Rehinelerin serbest kalma haberini ABD başkan adayı Ronald Reagen’ın vermesi üzerine Başkan Carter, yediği kazığın İran’dan değil, kendi ülkesinden geldiğini görünce, çevresindekilere ana avrat küfürler ederek meydandan ayrıldı ve siyasete nokta koydu. Fıstıkçı Başkanın gidişi o gidiş oldu.

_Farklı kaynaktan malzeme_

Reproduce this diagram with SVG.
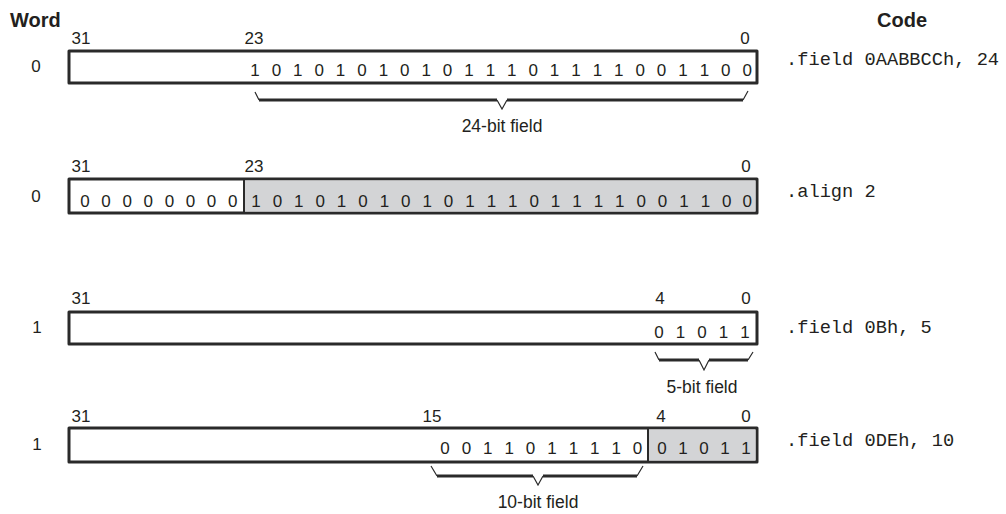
<svg xmlns="http://www.w3.org/2000/svg" width="1006" height="514" viewBox="0 0 1006 514">
<style>
.box{fill:#fff;stroke:#2a2a2a;stroke-width:3;stroke-linejoin:round}
.gray{fill:#d3d4d6;stroke:none}
.div{stroke:#2a2a2a;stroke-width:2}
.t{font-family:"Liberation Sans",Arial,sans-serif;fill:#231f20}
.hd{font-size:20px;font-weight:bold}
.lbl{font-size:17px;text-anchor:middle}
.bit{font-size:17px;text-anchor:middle}
.fld{font-size:17.5px;text-anchor:middle}
.code{font-family:"Liberation Mono","Courier New",monospace;font-size:18.7px;fill:#231f20}
.bthin{fill:none;stroke:#2a2a2a;stroke-width:1.2}
.bthick{fill:none;stroke:#2a2a2a;stroke-width:3}
</style>
<text class="t hd" x="10" y="27">Word</text>
<text class="t hd" x="877" y="27">Code</text>

<g id="row1">
<rect class="box" x="69" y="51" width="688" height="32"/>
<text class="t lbl" x="36" y="72">0</text>
<text class="t lbl" x="81" y="44">31</text>
<text class="t lbl" x="254" y="44">23</text>
<text class="t lbl" x="745" y="44">0</text>
<text class="t bit" y="76" x="255 265.7 276.4 287.1 297.8 308.5 319.2 329.9 340.6 351.3 362 372.7 383.4 394.1 404.8 415.5 426.2 436.9 447.6 458.3 469 479.7 490.4 501.1 511.8 522.5 533.2 543.9 554.6 565.3 576 586.7 597.4 608.1 618.8 629.5 640.2 650.9 661.6 672.3 683 693.7 704.4 715.1 725.8 736.5 747.2">1 0 1 0 1 0 1 0 1 0 1 1 1 0 1 1 1 1 0 0 1 1 0 0</text>
<text class="code" x="786" y="65">.field 0AABBCCh, 24</text>
<text class="t fld" x="502" y="132">24-bit field</text>
</g>

<g id="row2">
<rect class="box" x="69" y="179" width="688" height="34"/>
<rect class="gray" x="244" y="180.5" width="511.5" height="31"/>
<line class="div" x1="244" y1="179" x2="244" y2="213"/>
<text class="t lbl" x="36" y="202">0</text>
<text class="t lbl" x="81" y="172">31</text>
<text class="t lbl" x="254" y="172">23</text>
<text class="t lbl" x="746" y="172">0</text>
<text class="t bit" y="207" x="85 95.55 106.1 116.65 127.2 137.75 148.3 158.85 169.4 179.95 190.5 201.05 211.6 222.15 232.7">0 0 0 0 0 0 0 0</text>
<text class="t bit" y="207" x="256 266.7 277.4 288.1 298.8 309.5 320.2 330.9 341.6 352.3 363 373.7 384.4 395.1 405.8 416.5 427.2 437.9 448.6 459.3 470 480.7 491.4 502.1 512.8 523.5 534.2 544.9 555.6 566.3 577 587.7 598.4 609.1 619.8 630.5 641.2 651.9 662.6 673.3 684 694.7 705.4 716.1 726.8 737.5 747.2">1 0 1 0 1 0 1 0 1 0 1 1 1 0 1 1 1 1 0 0 1 1 0 0</text>
<text class="code" x="786" y="197">.align 2</text>
</g>

<g id="row3">
<rect class="box" x="69" y="312" width="688" height="32"/>
<text class="t lbl" x="37" y="333">1</text>
<text class="t lbl" x="81" y="304">31</text>
<text class="t lbl" x="660" y="304">4</text>
<text class="t lbl" x="746" y="304">0</text>
<text class="t bit" y="338" x="659 669.75 680.5 691.25 702 712.75 723.5 734.25 745">0 1 0 1 1</text>
<text class="code" x="786" y="333">.field 0Bh, 5</text>
<text class="t fld" x="702" y="393">5-bit field</text>
</g>

<g id="row4">
<rect class="box" x="69" y="428" width="688" height="34"/>
<rect class="gray" x="648" y="429.5" width="107.5" height="31"/>
<line class="div" x1="648" y1="428" x2="648" y2="462"/>
<text class="t lbl" x="37" y="450">1</text>
<text class="t lbl" x="81" y="422">31</text>
<text class="t lbl" x="432" y="422">15</text>
<text class="t lbl" x="661" y="422">4</text>
<text class="t lbl" x="746" y="422">0</text>
<text class="t bit" y="454" x="445 455.7 466.4 477.1 487.8 498.5 509.2 519.9 530.6 541.3 552 562.7 573.4 584.1 594.8 605.5 616.2 626.9 637.6">0 0 1 1 0 1 1 1 1 0</text>
<text class="t bit" y="454" x="662 672.5 683 693.5 704 714.5 725 735.5 746">0 1 0 1 1</text>
<text class="code" x="786" y="446">.field 0DEh, 10</text>
<text class="t fld" x="538" y="508">10-bit field</text>
</g>

<g id="braces">
<path class="bthin" d="M255 92 L259 100 M497 100 L502 109 L507 100 M743 100 L748 91"/>
<path class="bthick" d="M259 100 H497 M507 100 H743"/>
<path class="bthin" d="M655 352 L659 360 M699 360 L704 370 L709 360 M748 360 L753 352"/>
<path class="bthick" d="M659 360 H699 M709 360 H748"/>
<path class="bthin" d="M431 466 L437 476 M533 476 L538 485 L543 476 M637 476 L643 466"/>
<path class="bthick" d="M437 476 H533 M543 476 H637"/>
</g>
</svg>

Biz de yeni bir rehine krizi ile karşı karşıyayız. Gerçi bizimkiler buna rehine krizi demiyorlar, Basra şehrinde insanlarımızın ne için tutulduğunu hala çözemediklerini ifade ediyorlar. Dünkü yazımda sanki bugün gelişen olaylara “IŞIK” tutacakmışım gibi değerlendirmelerim olmuştu ve işin rehine krizi ötesinde bir esir alma olabileceğini söylemiş ve hadisenin uzun sürebileceğine telmihte bulunmuştum. Bugün o haber geldi ve 15 insanımız daha rehin/esir/ alındı. Gelen bu haber kambur üstüne zambur oldu.

Türkiye bir yerlere çekilmeye çalışılıyor, işin ayırdında olmadığına kesin kanaat getirdiğim Bahçeli de, derhal bir askeri operasyon yapmamız gerektiğinden söz ediyor.

Irak ve Suriyedeki bataklığın ne menem bir şey olduğunu görmeyen kalmadı.

Bize düşen diyaloğ yolu ile kardeşlerimizin sağ selim evlerine,yurtlarına, yuvalarına kavuşturulmalarıdır.

İş ne kadar uzun sürerse sürsün, diyaloğ yolundan vazgeçilmemesi ve SABRIN elden bırakılmaması lazımdır.

Bu insanlar Türkiye’nin düşmanları olmadığını anlayınca, hiç kuşku yok kardeşlerimizi serbest bırakacaklardır. Şüphesiz ki Allah sabredenlerle beraberdir.

Netekim Kenan Evren ve Tahsin Şahinkaya ile ilgili olarak 9.Ağır Ceza Mahkemesi, müebbet ağır hapis cezası verdi işte.

34 yıl sonra da olsa gelen bu kararı Türk Demokrasisinin bir zaferi olarak görüyorum. Bir daha kimse bu ülkede darbe marbe ile iş başına gelemez, gelmeye teşebbüs dahi edemez. Balyoz ve Ergenekon darbe girişimi davalarından sonra şimdi de 12 Eylül Darbesi ile ilgili olarak verilen karar, ihtilaller tarihine nokta koymuştur.

Tabii Kenan Evren ve Tahsin Şahinkaya ile ilgili karar, 647 sayılı TCK nun 102 ve 112 nci maddeleri uyarınca dava ve ceza zamanaşımına uğradı mı, uğramadı mı, bir süre de bunun tartışması ile günlerimizi geçireceğiz.